A Case for Change
I had a breakthrough this past Thanksgiving: I realized that I had been brainwashed.
I was raised believing that Christmas music and the Christmas tree needed to wait until after Thanksgiving was over. “Thanksgiving needs space!” they said. “One holiday at a time!” they shouted. After all, Bing Crosby never crooned anything about hand turkeys cut out of construction paper. The idea of Crosby in a pilgrim hat is simply ludicrous!
And these aren’t strictly bad reasons, either. I took them at face value for decades. I digested the Christmas Music Ban and I passed it on to my own family: my wife, my kids — NO CHRISTMAS MUSIC until the last gobbler gobbles its last. This is the rule. This doesn’t even need reasons, it is a first principle.
This was all fine for years. YEARS. My children obediently changing the radio stations when they heard the slightest whiff of sleigh bells (this is not true, they barely know radio exists and I am not a monster).
Then it dawned on me: a mind-shattering realization of a magnitude not felt since 1610 anno Domini when Galileo himself gazed across the heavens at the moons of Jupiter dancing round the celestial giant like maidens round a maypole — I am positive he would not have passed up the opportunity for a good pun — “by Jove, perhaps the heavens do not revolve about the Earth!”
Friends: have you realized. That in Whoville. They don’t celebrate Thanksgiving at all!
Gasp!
What I realized this past Thanksgiving is that the ban I passed on to my family was due not to reason but to dogma.
I announced loudly, in the presence of family and friends; to my wife and children (apologetically), on Thanksgiving Day: “The Ban is lifted! What a fool I’ve been! Listen to Christmas music whenever you please! Turn it on right now!”

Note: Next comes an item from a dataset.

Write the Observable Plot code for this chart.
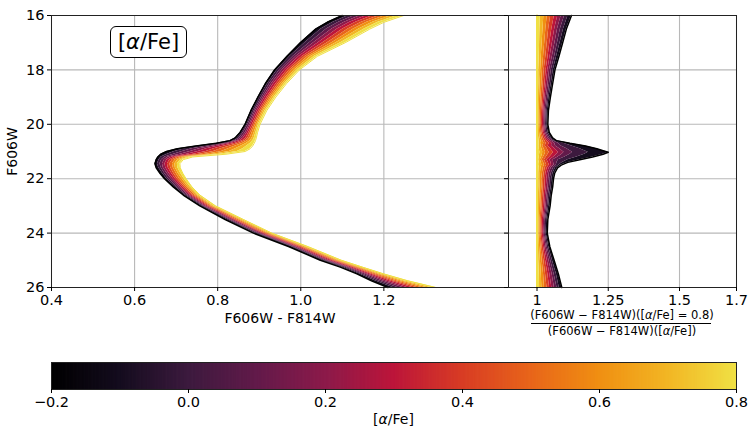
<!DOCTYPE html>
<html><head><meta charset="utf-8">
<script src="https://cdn.jsdelivr.net/npm/d3@7"></script>
<script src="https://cdn.jsdelivr.net/npm/@observablehq/plot@0.6"></script>
<style>
body{margin:0;background:#fff;}
#wrap{position:relative;width:748px;height:432px;font-family:"DejaVu Sans",sans-serif;color:#000;overflow:hidden;background:#fff;}
#wrap svg{position:absolute;}
.lbl{position:absolute;white-space:nowrap;line-height:1;}
</style></head><body><div id="wrap"></div>
<script>
// ---- data ----
const alphas = [-0.2,-0.1,0.0,0.1,0.2,0.3,0.4,0.5,0.6,0.7,0.8];
// F606W magnitudes at which the colours are read (left panel)
const mags = [16,16.25,16.5,17,17.5,18,18.5,19,19.5,20,20.3,20.5,20.6,20.7,20.8,20.9,21,21.1,21.2,21.3,21.45,21.6,21.8,22,22.3,22.6,23,23.5,24,24.5,25,25.25,25.5,25.75,26];
// F606W - F814W colour of each [alpha/Fe] isochrone
const colour_m02 = [1.100,1.064,1.036,0.999,0.967,0.937,0.915,0.897,0.880,0.866,0.854,0.842,0.830,0.797,0.748,0.703,0.677,0.663,0.656,0.652,0.649,0.652,0.661,0.672,0.693,0.717,0.757,0.818,0.886,0.972,1.047,1.095,1.135,1.170,1.210];
const colour_m01 = [1.115,1.078,1.049,1.010,0.974,0.943,0.920,0.901,0.884,0.870,0.858,0.847,0.836,0.806,0.762,0.721,0.696,0.679,0.664,0.659,0.655,0.658,0.667,0.677,0.698,0.721,0.761,0.822,0.890,0.977,1.052,1.100,1.142,1.179,1.222];
const colour_p00 = [1.130,1.091,1.062,1.021,0.982,0.949,0.925,0.906,0.888,0.873,0.862,0.852,0.842,0.815,0.775,0.738,0.715,0.694,0.673,0.665,0.661,0.664,0.672,0.682,0.702,0.725,0.765,0.827,0.895,0.981,1.057,1.106,1.148,1.187,1.233];
const colour_p01 = [1.144,1.105,1.075,1.031,0.989,0.955,0.930,0.910,0.891,0.877,0.867,0.857,0.848,0.824,0.789,0.756,0.734,0.710,0.681,0.672,0.667,0.669,0.678,0.688,0.707,0.729,0.768,0.831,0.899,0.986,1.062,1.111,1.155,1.196,1.245];
const colour_p02 = [1.159,1.118,1.088,1.042,0.996,0.961,0.935,0.914,0.895,0.880,0.871,0.862,0.854,0.833,0.802,0.773,0.753,0.726,0.690,0.678,0.673,0.675,0.683,0.693,0.711,0.733,0.772,0.836,0.904,0.990,1.067,1.116,1.161,1.205,1.256];
const colour_p03 = [1.174,1.132,1.101,1.053,1.004,0.967,0.941,0.919,0.899,0.884,0.875,0.868,0.861,0.843,0.816,0.791,0.772,0.742,0.698,0.685,0.679,0.681,0.689,0.698,0.716,0.737,0.776,0.840,0.908,0.995,1.073,1.122,1.168,1.214,1.268];
const colour_p04 = [1.189,1.146,1.114,1.064,1.011,0.973,0.946,0.923,0.903,0.888,0.879,0.873,0.867,0.852,0.830,0.808,0.790,0.757,0.706,0.691,0.685,0.687,0.694,0.703,0.720,0.741,0.780,0.844,0.912,1.000,1.078,1.127,1.174,1.222,1.279];
const colour_p05 = [1.204,1.159,1.127,1.075,1.018,0.979,0.951,0.927,0.907,0.891,0.883,0.878,0.873,0.861,0.843,0.826,0.809,0.773,0.715,0.698,0.691,0.693,0.700,0.708,0.725,0.745,0.784,0.849,0.917,1.004,1.083,1.132,1.181,1.231,1.291];
const colour_p06 = [1.218,1.173,1.140,1.085,1.025,0.985,0.956,0.931,0.910,0.895,0.888,0.883,0.879,0.870,0.857,0.843,0.828,0.789,0.723,0.704,0.697,0.698,0.705,0.714,0.729,0.749,0.787,0.853,0.921,1.009,1.088,1.137,1.187,1.240,1.302];
const colour_p07 = [1.233,1.186,1.153,1.096,1.033,0.991,0.961,0.936,0.914,0.898,0.892,0.888,0.885,0.879,0.870,0.861,0.847,0.804,0.732,0.711,0.703,0.704,0.711,0.719,0.734,0.753,0.791,0.858,0.926,1.013,1.093,1.143,1.194,1.248,1.314];
const colour_p08 = [1.248,1.200,1.166,1.107,1.040,0.997,0.966,0.940,0.918,0.902,0.896,0.893,0.891,0.888,0.884,0.878,0.866,0.820,0.740,0.717,0.709,0.710,0.716,0.724,0.738,0.757,0.795,0.862,0.930,1.018,1.098,1.148,1.200,1.257,1.325];

// magnitudes at which the colour ratios are read (right panel)
const ratioMags = [16,16.5,17,17.5,18,18.5,19,19.5,20,20.3,20.5,20.6,20.7,20.8,20.9,20.97,21.03,21.1,21.2,21.3,21.4,21.5,21.6,21.8,22.0,22.3,22.6,23.0,23.5,24.0,24.5,25.0,25.5,26.0];
const ratio_m02 = [1.121,1.103,1.090,1.077,1.063,1.055,1.047,1.040,1.038,1.043,1.055,1.068,1.115,1.170,1.210,1.232,1.250,1.232,1.195,1.150,1.108,1.085,1.072,1.062,1.058,1.055,1.050,1.046,1.038,1.036,1.045,1.060,1.075,1.087];
const ratio_m01 = [1.109,1.093,1.081,1.069,1.057,1.050,1.042,1.036,1.034,1.039,1.050,1.061,1.094,1.122,1.151,1.167,1.180,1.167,1.140,1.108,1.089,1.077,1.065,1.056,1.052,1.050,1.045,1.041,1.034,1.032,1.041,1.054,1.068,1.078];
const ratio_p00 = [1.097,1.082,1.072,1.062,1.050,1.044,1.038,1.032,1.030,1.034,1.044,1.054,1.075,1.085,1.105,1.116,1.125,1.116,1.098,1.075,1.070,1.068,1.058,1.050,1.046,1.044,1.040,1.037,1.030,1.029,1.036,1.048,1.060,1.070];
const ratio_p01 = [1.085,1.072,1.063,1.054,1.044,1.039,1.033,1.028,1.027,1.030,1.039,1.048,1.062,1.065,1.080,1.088,1.095,1.088,1.074,1.057,1.058,1.060,1.050,1.043,1.041,1.039,1.035,1.032,1.027,1.025,1.032,1.042,1.053,1.061];
const ratio_p02 = [1.073,1.062,1.054,1.046,1.038,1.033,1.028,1.024,1.023,1.026,1.033,1.041,1.052,1.051,1.063,1.070,1.075,1.070,1.059,1.045,1.049,1.051,1.043,1.037,1.035,1.033,1.030,1.028,1.023,1.022,1.027,1.036,1.045,1.052];
const ratio_p03 = [1.061,1.052,1.045,1.039,1.032,1.028,1.024,1.020,1.019,1.022,1.028,1.034,1.043,1.039,1.048,1.053,1.058,1.053,1.045,1.035,1.040,1.043,1.036,1.031,1.029,1.028,1.025,1.023,1.019,1.018,1.023,1.030,1.038,1.044];
const ratio_p04 = [1.048,1.041,1.036,1.031,1.025,1.022,1.019,1.016,1.015,1.017,1.022,1.027,1.032,1.029,1.036,1.039,1.043,1.039,1.033,1.026,1.030,1.034,1.029,1.025,1.023,1.022,1.020,1.018,1.015,1.014,1.018,1.024,1.030,1.035];
const ratio_p05 = [1.036,1.031,1.027,1.023,1.019,1.017,1.014,1.012,1.011,1.013,1.017,1.020,1.024,1.020,1.025,1.028,1.030,1.028,1.023,1.018,1.023,1.026,1.022,1.019,1.017,1.017,1.015,1.014,1.011,1.011,1.014,1.018,1.023,1.026];
const ratio_p06 = [1.024,1.021,1.018,1.015,1.013,1.011,1.009,1.008,1.008,1.009,1.011,1.014,1.016,1.014,1.017,1.019,1.020,1.019,1.016,1.012,1.015,1.017,1.014,1.012,1.012,1.011,1.010,1.009,1.008,1.007,1.009,1.012,1.015,1.017];
const ratio_p07 = [1.012,1.010,1.009,1.008,1.006,1.006,1.005,1.004,1.004,1.004,1.006,1.007,1.008,1.007,1.008,1.009,1.010,1.009,1.008,1.006,1.008,1.009,1.007,1.006,1.006,1.006,1.005,1.005,1.004,1.004,1.005,1.006,1.008,1.009];
const ratio_p08 = [1,1,1,1,1,1,1,1,1,1,1,1,1,1,1,1,1,1,1,1,1,1,1,1,1,1,1,1,1,1,1,1,1,1];

// ticks
const xTicksLeft = [0.4,0.6,0.8,1.0,1.2];
const xTicksRight = [1,1.25,1.5,1.7];
const yTicks = [16,18,20,22,24,26];
const cbarTicks = [-0.2,0.0,0.2,0.4,0.6,0.8];

// colour map stops (style), matched to the reference colour bar
const cmapStops = ["#000000","#140c1e","#3c1a3e","#621a4a","#8c1a4a","#bc153a","#d83c24","#e8651a","#f08f12","#f2b624","#f0e044"];

// ---- build tables ----
const colourSeries = [colour_m02,colour_m01,colour_p00,colour_p01,colour_p02,colour_p03,colour_p04,colour_p05,colour_p06,colour_p07,colour_p08];
const ratioSeries = [ratio_m02,ratio_m01,ratio_p00,ratio_p01,ratio_p02,ratio_p03,ratio_p04,ratio_p05,ratio_p06,ratio_p07,ratio_p08];
function bands(ys, series){
  const rows=[];
  for(let k=0;k<series.length-1;k++) for(let i=0;i<ys.length;i++)
    rows.push({m:ys[i], lo:series[k][i], hi:series[k+1][i], a:alphas[k+1], band:k});
  return rows;
}
function edge(ys, s, a){ return ys.map((m,i)=>({m, c:s[i], a})); }

const colorScale = {type:"linear", domain:alphas, range:cmapStops, interpolate:"rgb"};
const gridStyle = {stroke:"#b8b8b8", strokeOpacity:1, strokeWidth:1.1};
const baseStyle = {background:"transparent", fontFamily:"DejaVu Sans", fontSize:"14.5px", color:"#000"};
const wrap = document.getElementById("wrap");

function place(svg, left, top){ svg.style.left=left+"px"; svg.style.top=top+"px"; wrap.appendChild(svg); }

// left panel
const left = Plot.plot({
  width:508, height:330, marginLeft:51, marginRight:0, marginTop:15, marginBottom:43,
  style:baseStyle,
  x:{domain:[0.4,1.5]},
  y:{domain:[16,26], reverse:true},
  color:colorScale,
  marks:[
    Plot.gridX(xTicksLeft, gridStyle),
    Plot.gridY(yTicks, gridStyle),
    Plot.areaX(bands(mags, colourSeries), {y:"m", x1:"lo", x2:"hi", fill:"a", z:"band"}),
    Plot.line(edge(mags, colour_m02, -0.2), {x:"c", y:"m", stroke:"a", strokeWidth:1.5}),
    Plot.line(edge(mags, colour_p08, 0.8), {x:"c", y:"m", stroke:"a", strokeWidth:1}),
    Plot.frame({stroke:"#222", strokeWidth:1}),
    Plot.axisX(xTicksLeft, {tickSize:4, tickPadding:3, tickFormat:d3.format(".1f"), label:null}),
    Plot.axisY(yTicks, {tickSize:4, tickPadding:3, tickFormat:d=>String(d), label:null}),
    Plot.text(["F606W - F814W"], {text:d=>d, frameAnchor:"bottom", lineAnchor:"middle", dy:31, fontSize:14}),
    Plot.text(["F606W"], {text:d=>d, frameAnchor:"left", textAnchor:"middle", lineAnchor:"middle", dx:-39, rotate:-90, fontSize:14})
  ]
});
place(left, 0, 0);

// right panel
const right = Plot.plot({
  width:250, height:330, marginLeft:10, marginRight:12, marginTop:15, marginBottom:43,
  style:baseStyle,
  x:{domain:[0.9,1.7]},
  y:{domain:[16,26], reverse:true},
  color:colorScale,
  marks:[
    Plot.gridX(xTicksRight, gridStyle),
    Plot.gridY(yTicks, gridStyle),
    Plot.areaX(bands(ratioMags, ratioSeries), {y:"m", x1:"lo", x2:"hi", fill:"a", z:"band"}),
    Plot.line(edge(ratioMags, ratio_m02, -0.2), {x:"c", y:"m", stroke:"a", strokeWidth:1.5}),
    Plot.line(edge(ratioMags, ratio_p08, 0.8), {x:"c", y:"m", stroke:"a", strokeWidth:2}),
    Plot.frame({stroke:"#222", strokeWidth:1}),
    Plot.axisX(xTicksRight, {tickSize:4, tickPadding:3, tickFormat:d=>String(d), label:null}),
    Plot.axisY(yTicks, {tickSize:4, tickPadding:3, tickFormat:()=>"", label:null})
  ]
});
place(right, 498, 0);

// colour bar
const cbStep = 0.002;
const cbVals = d3.range(0, 500).map(i => -0.2 + i*cbStep);
const cbar = Plot.plot({
  width:748, height:75, marginLeft:51, marginRight:12, marginTop:22, marginBottom:26,
  style:baseStyle,
  x:{domain:[-0.2,0.8]},
  color:colorScale,
  marks:[
    Plot.rect(cbVals, {x1:d=>d, x2:d=>d+cbStep*1.6, fill:d=>d+cbStep/2}),
    Plot.frame({stroke:"#222", strokeWidth:1}),
    Plot.axisX(cbarTicks, {tickSize:4, tickPadding:3, tickFormat:d3.format(".1f"), label:null})
  ]
});
place(cbar, 0, 340);

// text overlays
function addLabel(html, css){ const d=document.createElement("div"); d.className="lbl"; d.innerHTML=html; Object.assign(d.style, css); wrap.appendChild(d); return d; }
addLabel('[<i>α</i>/Fe]', {left:"110px", top:"26px", width:"75px", height:"30px", lineHeight:"30px", textAlign:"center", fontSize:"21px", border:"1px solid #000", borderRadius:"6px", background:"#fff"});
addLabel('[<i>α</i>/Fe]', {left:"51px", width:"685px", top:"412px", textAlign:"center", fontSize:"14px"});
addLabel('(F606W − F814W)([<i>α</i>/Fe] = 0.8)', {left:"522px", width:"200px", top:"310px", textAlign:"center", fontSize:"11.5px"});
addLabel('', {left:"531px", width:"180px", top:"323px", height:"0px", borderTop:"1.5px solid #000"});
addLabel('(F606W − F814W)([<i>α</i>/Fe])', {left:"522px", width:"200px", top:"326px", textAlign:"center", fontSize:"11.5px"});
</script></body></html>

I was Ebenezer Scrooge, waking to the sun on Thanksgiving morn’. I called out the window to a boy on the street:
“Hallo, my fine fellow!”
“Hallo!” returned the boy.
“Do you know the Poulterer’s in the next street but one, at the corner?” [I] inquired.
“I should hope I did,” replied the lad.
“An intelligent boy!” said [I]. “A remarkable boy! Do you know whether they’ve sold the prize Turkey that was hanging up there? — Not the little prize Turkey: the big one?”
“What! the one as big as me?” returned the boy.
“What a delightful boy!”[, I exclaimed]. “It’s a pleasure to talk to him. Yes, my buck!”
“It’s hanging there now,” replied the boy.
“Is it?”[, I said]. “Go and buy it.”
“Walk-ER!” exclaimed the boy.
“No, no, … I am in earnest. Go and buy it, and tell ’em to bring it here, that I may give them the directions where to take it. Come back with the man, and I’ll give you a shilling. Come back with him in less than five minutes, and I’ll give you half-a-crown!”
The boy ran from my window and never came back, so I kept my half a crown, and since we already had a turkey it was no great loss (though my clerk was quite confused why I showed up on his doorstep, empty-handed, to interrupt his family dinner).